Ragamala Music and Dance
Theater

Ramaswamy, others combine cultures in rich dance performance

by Camille LeFevre
Minneapolis Star Tribune
February, 2004

The English translation of the Tamil word "kathambam" may be a garland of different flowers. But through the generous spirit and uncommon artistic sensibility of Ranee Ramaswamy, the word is also the inspiration for a cross-cultural linking of six dance styles, and a joyous celebration of the Twin Cities icons who practice them.

In Kathambam, Ramaswamy, a practitioner of the classical south Indian dance bharatanatyam and artistic director of Ragamala Music and Dance Theater, pairs her choreography with that of Susanna diPalma (flamenco), Wynn Fricke (modern), Joe Chvala (tap and folk), Lise Houlton (ballet) and Danny Buraczeski (jazz) in concert at the College of St. Catherine in St. Paul.

This is no daisy chain of talent. Under Ramaswamy's direction, Kathambam is a constellation of stars, each one dancing with a purity of spirit as they offer their essences as people and as performers through their movement styles.

Appropriately, Kathambam is preceded by two traditional dances by the India-based choreographer Alarmel Valli. In these works, the intricacies, rigor and poetry of bharatanatyam are established.

Bho Shambho (Hail Shiva), a mesmerizing solo performed by Aparna Ramaswamy (Ranee's daughter), is a praise poem of rapturous intensity laced with texture, subtlety and articulate, picturesque gestures.

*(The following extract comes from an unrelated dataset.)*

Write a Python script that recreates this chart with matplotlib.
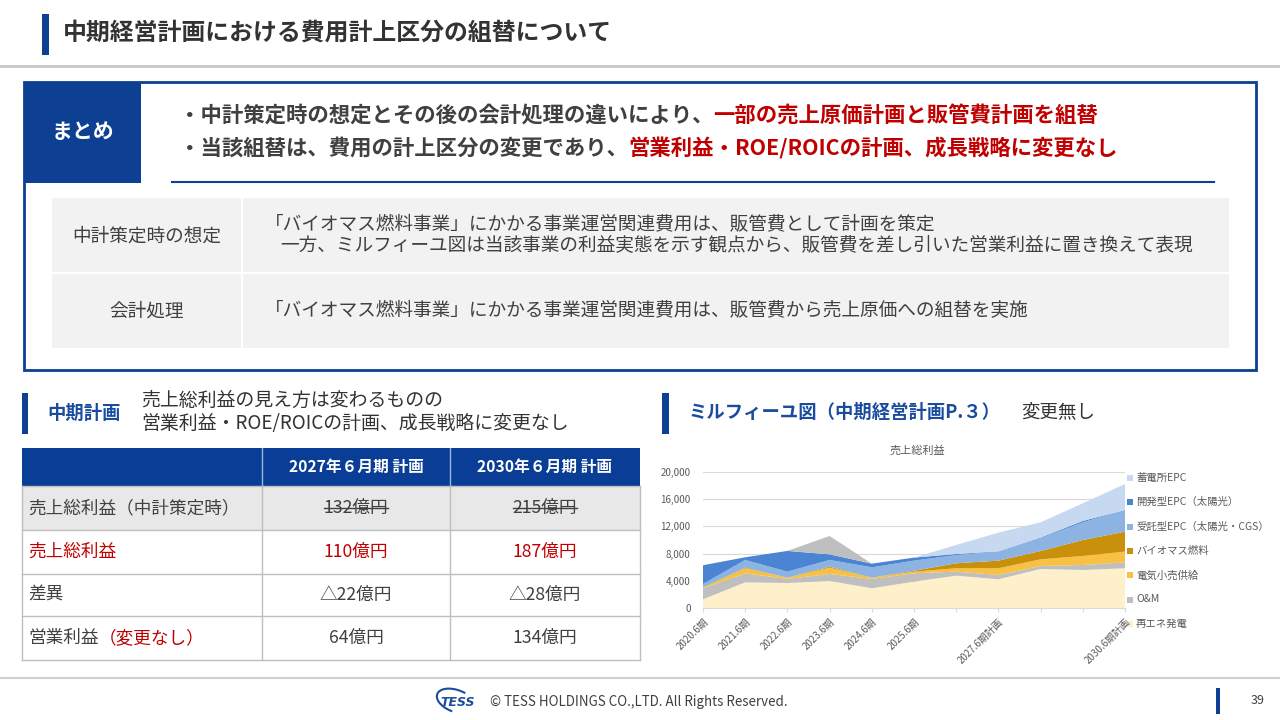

In contrast, the rhythmic Thillana, for five dancers, is filled with large, open gestures, wide-legged lunges, complex footwork and marvelous little neck and head shimmies.

So when DiPalma opens Kathambam with hands flung overhead, wrists twisting, skirt swirling and feet stomping, the similarities between flamenco and bharatanatyam's percussive footwork and upper-body movements are clear. In this context, Ramaswamy has made her movements broader and more flowing, but next to flamenco they're still detailed and abstract.

In Fricke's gorgeous, modern-dance section, her whole body twists and tumbles as if weightless. Ramaswamy matches the rigorous beauty of Fricke's movement with rigid palms, arms that gather in and push out, and a sensibility of quiet harmony.

Chvala almost steals the show with his exuberant tap dancing, percussive foot rhythms, body slaps, yips and twirling of Ramaswamy around the stage. But Ramaswamy kicks up her heels and quickens her wrist twists as the two match head shimmies, turns and arm moves.

The mood changes swiftly when Houlton steps onstage to booming organ music, then slinks into a luscious solo of long, floaty limbs and sweeping movements. When Ramaswamy joins in, her foot slaps, arm rotations and finger articulations are the punctuation for Houlton's sinuous phrases.

Buraczeski is the essence of graciousness as his moves caress the space and give physical form to the music. In a single, simple gesture, he conveys both the weight of years and a lightness of being. When Tamara Nadel and the two Ramaswamys join him, their splayed fingers stretch heavenward, then straighten into arrows in a moment that's definitive and stunning.